Midsize businesses that already offer health coverage, such as precision sheet-metal fabricator Sound Manufacturing Inc., say they could be next in line for sharp price increases. One study conducted for the U.S. Chamber of Commerce by actuarial firm Oliver Wyman found that nearly two-thirds of workers in such firms would face premium increases of 18%.

Sound Manufacturing, based in Old Saybrook, Conn., offers insurance to its 54 employees. But Chief Executive Kelli-Marie Vallieres expects the company’s premiums to rise, because its relatively young and healthy workforce will no longer help it limit what it pays.

“The cost to my company of the Affordable Care Act is going to be $80,000 to $100,000,” Ms. Vallieres said, based on projections she mapped out after consulting her insurance broker. “That’s a really big hit for a company this size. We’re not at a point where we’re making a big profit,” she said of the 31-year-old business.

Sound Manufacturing and other midsize employers, which previously fell under federal rules for large companies that allowed them to negotiate their own deals with insurers, say they should be exempt from the new rules and shouldn’t be lumped in with smaller businesses. They have amassed a broad range of allies, including insurers and consumer groups not often in the same camp.

“Allowing states to keep the current definition of a small group will allow businesses to keep what they have and keep health-care benefits affordable and accessible for the millions of workers and their families who depend on them,” said Alissa Fox, senior vice president of the Office of Policy and Representation for the Blue Cross Blue Shield Association.

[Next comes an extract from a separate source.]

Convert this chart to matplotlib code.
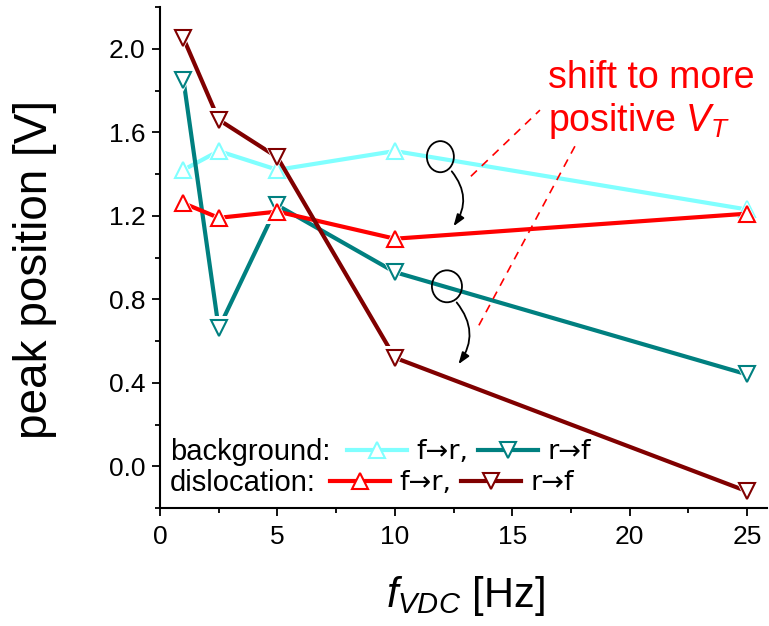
import matplotlib
matplotlib.use('Agg')
import matplotlib.pyplot as plt
from matplotlib.ticker import MultipleLocator, FormatStrFormatter
from matplotlib.patches import Ellipse, FancyArrowPatch
from matplotlib.lines import Line2D

plt.rcParams['font.family'] = ['Liberation Sans', 'DejaVu Sans']
plt.rcParams['mathtext.fontset'] = 'custom'
plt.rcParams['mathtext.rm'] = 'Liberation Sans'
plt.rcParams['mathtext.it'] = 'Liberation Sans:italic'

# ---- data ----
freq = [1, 2.5, 5, 10, 25]
bg_f2r = [1.42, 1.51, 1.42, 1.51, 1.23]
bg_r2f = [1.85, 0.66, 1.25, 0.93, 0.44]
dis_f2r = [1.26, 1.19, 1.22, 1.09, 1.21]
dis_r2f = [2.05, 1.66, 1.48, 0.52, -0.12]

c_bg_f2r = '#80FFFF'
c_bg_r2f = '#008080'
c_dis_f2r = '#FF0000'
c_dis_r2f = '#800000'

x_ticks = [0, 5, 10, 15, 20, 25]
y_ticks = [0.0, 0.4, 0.8, 1.2, 1.6, 2.0]

# annotation geometry (data units)
circle1 = (11.94, 1.483, 1.15, 0.149)
circle2 = (12.22, 0.862, 1.28, 0.153)
arrow1 = ((12.35, 1.423), (12.43, 1.139))
arrow2 = ((12.56, 0.795), (12.64, 0.478))
dash1_x, dash1_y = [13.24, 16.18], [1.389, 1.706]
dash2_x, dash2_y = [17.67, 13.58], [1.533, 0.675]

fig = plt.figure(figsize=(7.69, 6.26), dpi=100)
ax = fig.add_axes([160/769, 1-508/626, 607/769, 501/626])

ms = 11
lw = 3

def series(y, color, marker, z):
    ax.plot(freq, y, color=color, lw=lw, zorder=z, solid_capstyle='butt')
    ax.plot(freq, y, ls='none', marker=marker, ms=ms+6, mfc='white', mec='white',
            mew=0, zorder=z+0.1)
    ax.plot(freq, y, ls='none', marker=marker, ms=ms, mfc='white', mec=color,
            mew=1.5, zorder=z+0.2)

series(bg_f2r, c_bg_f2r, '^', 2)
series(bg_r2f, c_bg_r2f, 'v', 3)
series(dis_f2r, c_dis_f2r, '^', 4)
series(dis_r2f, c_dis_r2f, 'v', 5)

ax.set_xlim(0, 25.85)
ax.set_ylim(-0.2, 2.2)
ax.set_xticks(x_ticks)
ax.set_yticks(y_ticks)
ax.xaxis.set_minor_locator(MultipleLocator(2.5))
ax.yaxis.set_minor_locator(MultipleLocator(0.2))
ax.yaxis.set_major_formatter(FormatStrFormatter('%.1f'))
for s in ['top', 'right']:
    ax.spines[s].set_visible(False)
for s in ['left', 'bottom']:
    ax.spines[s].set_linewidth(1.5)
ax.tick_params(axis='both', which='major', direction='out', length=5.5, width=1.3,
               labelsize=19, pad=5)
ax.tick_params(axis='both', which='minor', direction='out', length=3.5, width=1.3)
ax.tick_params(axis='x', which='major', pad=7)

# annotations
for (cx, cy, w, h) in [circle1, circle2]:
    ax.add_patch(Ellipse((cx, cy), w, h, fill=False, ec='black', lw=1.3, zorder=7))
for (a, b) in [arrow1, arrow2]:
    ax.add_patch(FancyArrowPatch(a, b, connectionstyle='arc3,rad=-0.4',
                                 arrowstyle='-|>,head_length=7,head_width=2.5',
                                 color='black', lw=1.3, zorder=7))
ax.plot(dash1_x, dash1_y, color='red', lw=1.2, ls=(0, (5, 4)), zorder=6)
ax.plot(dash2_x, dash2_y, color='red', lw=1.2, ls=(0, (5, 4)), zorder=6)

ax.text(16.52, 1.811, 'shift to more', color='red', fontsize=27, va='baseline', ha='left')
ax.text(16.52, 1.605, 'positive $V_T$', color='red', fontsize=27, va='baseline', ha='left')

# legend
def mk(color, marker):
    return Line2D([], [], color=color, lw=lw, marker=marker, ms=ms, mfc='white',
                  mec=color, mew=1.5)

lab_f2r = 'f\u2192r,'
lab_r2f = 'r\u2192f'
leg_kw = dict(ncol=2, prop={'family': 'DejaVu Sans', 'size': 19.5},
              handlelength=2.2, handletextpad=0.36,
              columnspacing=0.36, borderpad=0, borderaxespad=0, frameon=False,
              loc='center left')
leg1 = ax.legend([mk(c_bg_f2r, '^'), mk(c_bg_r2f, 'v')], [lab_f2r, lab_r2f],
                 bbox_to_anchor=((347-160)/607, (508-452)/501), **leg_kw)
ax.add_artist(leg1)
leg2 = ax.legend([mk(c_dis_f2r, '^'), mk(c_dis_r2f, 'v')], [lab_f2r, lab_r2f],
                 bbox_to_anchor=((330-160)/607, (508-483)/501), **leg_kw)
ax.text((170-160)/607, (508-452)/501, 'background:', transform=ax.transAxes,
        fontsize=21, va='center', ha='left')
ax.text((170-160)/607, (508-483)/501, 'dislocation:', transform=ax.transAxes,
        fontsize=21, va='center', ha='left')

fig.text(35/769, 1-270/626, 'peak position [V]', rotation=90, ha='center',
         va='center', fontsize=33)
fig.text(465/769, 1-607/626, r'$f_{VDC}$ [Hz]', ha='center', va='baseline', fontsize=30)

fig.savefig('out.png', dpi=100)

The campaign has met with some success. Roughly two dozen state insurance commissioners have announced that health plans within their borders can delay making the rule changes, though the delay doesn’t apply to new health plans.

But the companies and their supporters say broader action is needed, and have fired off a series of letters to the Department of Health and Human Services asking it to delay the rules nationwide for another two years.

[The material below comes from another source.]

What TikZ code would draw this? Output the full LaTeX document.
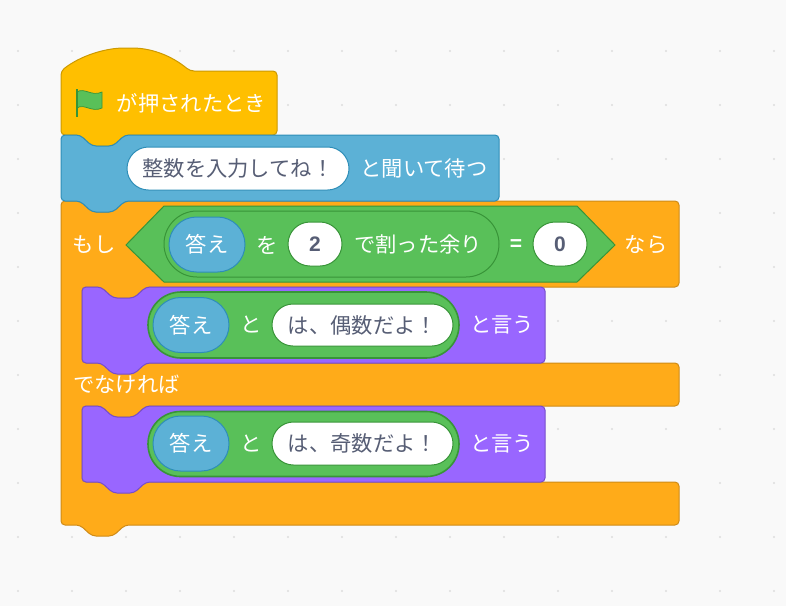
\documentclass[tikz,border=0pt]{standalone}
\usepackage{fontspec}
\setmainfont{Noto Sans CJK JP}
\newfontfamily\digitfont{Liberation Sans}
\usetikzlibrary{shapes.misc}
\definecolor{bgpage}{HTML}{F9F9F9}
\definecolor{griddot}{HTML}{DDDDDD}
\definecolor{hatfill}{HTML}{FFBF00}
\definecolor{hatline}{HTML}{CC9900}
\definecolor{sensefill}{HTML}{5CB1D6}
\definecolor{senseline}{HTML}{2E8EB8}
\definecolor{ctrlfill}{HTML}{FFAB19}
\definecolor{ctrlline}{HTML}{CF8B17}
\definecolor{lookfill}{HTML}{9966FF}
\definecolor{lookline}{HTML}{774DCB}
\definecolor{opfill}{HTML}{59C059}
\definecolor{opline}{HTML}{389438}
\definecolor{inktext}{HTML}{575E75}
% notch along a top edge, going right, and bump along a bottom edge, going left
\newcommand{\notchtop}[2]{-- (#1+19,#2) -- (#1+31,#2+11) -- (#1+52,#2+11) -- (#1+64,#2)}
\newcommand{\bumpbot}[2]{-- (#1+64,#2) -- (#1+52,#2+11) -- (#1+31,#2+11) -- (#1+19,#2)}
\newcommand{\stackblock}[6]{\draw[block,fill=#1,draw=#2] (#3,#4) \notchtop{#3}{#4} -- (#5,#4) -- (#5,#6) \bumpbot{#3}{#6} -- (#3,#6) -- cycle;}

\begin{document}
\begin{tikzpicture}[x=1pt,y=-1pt,
    block/.style={line width=1pt,rounded corners=4pt,line join=round},
    word/.style={text=white,font=\fontsize{21.3}{25}\selectfont,inner sep=0pt},
    pill/.style={rounded rectangle,draw,line width=1pt,inner sep=0pt,outer sep=0pt},
    var/.style={pill,fill=sensefill,draw=senseline,minimum width=76pt,minimum height=55pt,text=white,font=\fontsize{21.3}{25}\selectfont},
    input/.style={pill,fill=white,draw=opline,text=inktext,font=\fontsize{21.3}{25}\selectfont},
    number/.style={input,minimum width=54pt,minimum height=44pt,font=\fontsize{21}{25}\digitfont\bfseries},
    opbox/.style={pill,fill=opfill,draw=opline},
    joinbox/.style={opbox,line width=1.6pt,minimum width=311pt}]
  \useasboundingbox (0,0) rectangle (786,606);
  \fill[bgpage] (0,0) rectangle (786,606);
  \foreach \i in {0,...,14}
    \foreach \j in {0,...,10}
      \fill[griddot] (18+54*\i,51+54*\j) circle (1.2pt);

  % if / else block
  \draw[block,fill=ctrlfill,draw=ctrlline] (61,201) \notchtop{61}{201} -- (679,201) -- (679,287)
    \bumpbot{82}{287} -- (82,287) -- (82,363) -- (679,363) -- (679,406) \bumpbot{82}{406} -- (82,406) -- (82,482)
    -- (679,482) -- (679,525) \bumpbot{61}{525} -- (61,525) -- cycle;

  % hat block
  \draw[block,fill=hatfill,draw=hatline] (61,135) -- (61,71)
    .. controls (80,56) and (105,48) .. (128,48) .. controls (152,48) and (172,56) .. (190,71)
    -- (277,71) -- (277,135) \bumpbot{61}{135} -- cycle;
  \fill[opfill,draw=opline,line width=0.7pt] (77,92) .. controls (84,87) and (92,97) .. (102,92)
    -- (102,108) .. controls (92,113) and (84,103) .. (77,108) -- cycle;
  \draw[opline,line width=2.2pt] (77,89) -- (77,117);
  \node[word] (whenflag) at (191.5,103) {が押されたとき};

  % ask block
  \stackblock{sensefill}{senseline}{61}{135}{499}{201}
  \node[input,draw=senseline,minimum width=222pt,minimum height=43pt] (question) at (238,168.5) {整数を入力してね！};
  \node[word] (askwait) at (424,168) {と聞いて待つ};

  % condition
  \draw[line width=1pt,fill=opfill,draw=opline] (126,245) -- (164,206) -- (577,206) -- (615,245) -- (577,282) -- (164,282) -- cycle;
  \node[opbox,minimum width=335pt,minimum height=66pt] (modulo) at (331.5,244) {};
  \node[var] (answerA) at (207,244.5) {答え};
  \node[word] (wo) at (267,245) {を};
  \node[number] (two) at (315,244) {2};
  \node[word] (remainder) at (418,244) {で割った余り};
  \node[word,font=\fontsize{21}{25}\digitfont\bfseries] (equals) at (516,245) {=};
  \node[number] (zero) at (560,244) {0};
  \node[word] (ifword) at (94,245) {もし};
  \node[word] (thenword) at (646,245) {なら};
  \node[word] (elseword) at (126.5,384) {でなければ};

  % first say block
  \stackblock{lookfill}{lookline}{82}{287}{545}{363}
  \node[joinbox,minimum height=66pt] (joinA) at (303.5,325) {};
  \node[var] (answerB) at (191,325) {答え};
  \node[word] (toA) at (251,325) {と};
  \node[input,minimum width=181pt,minimum height=42pt] (even) at (362.5,325) {は、偶数だよ！};
  \node[word] (sayA) at (502,325) {と言う};

  % second say block
  \stackblock{lookfill}{lookline}{82}{406}{545}{482}
  \node[joinbox,minimum height=65pt] (joinB) at (303.5,444) {};
  \node[var] (answerC) at (191,443.5) {答え};
  \node[word] (toB) at (251,444) {と};
  \node[input,minimum width=181pt,minimum height=43pt] (odd) at (362.5,443.5) {は、奇数だよ！};
  \node[word] (sayB) at (502,444) {と言う};
\end{tikzpicture}
\end{document}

In a letter to Senate Democrats who had raised the issue, Health and Human Services Secretary Sylvia Mathews Burwell said she “appreciated” their concerns “regarding market stability and access to coverage,” and would “continue looking into this matter.”

Paul Nachtwey, vice president of Todd Associates Inc., a Beachwood, Ohio, insurance broker, said that to cope with the requirement to offer the same prices to all, regardless of health status, some insurers might extend contracts with midsize firms beyond the standard 12-month term, pushing renewals deep into 2016. He said that might “build a time cushion” for insurers and employers to comply with the law’s requirements.

Sabrina Corlette, a former consumer advocate and senior research fellow at the Center on Health Insurance Reforms at the Georgetown University Health Policy Institute, said she supports delaying the change to find out more about its ripple effects. “This is something where we should really proceed with caution,” she said.

Employer representatives say they would like any delay to become permanent. “We want to at least delay this,” said Joel White, president of the Council for Affordable Health Coverage, an advocacy group. “Ideally, we’d like to see this market left alone,”

Meanwhile, Ms. Vallieres, Sound Manufacturing’s CEO, has hired temporary employees to do entry-level work. “I already have to spend a lot of money in the development and training of a young worker, so it makes it a tougher decision for me to invest in a young person” when insuring them also costs more, she said. “It’s punishing companies for hiring new, younger people,” she said of the higher premiums she expects to face.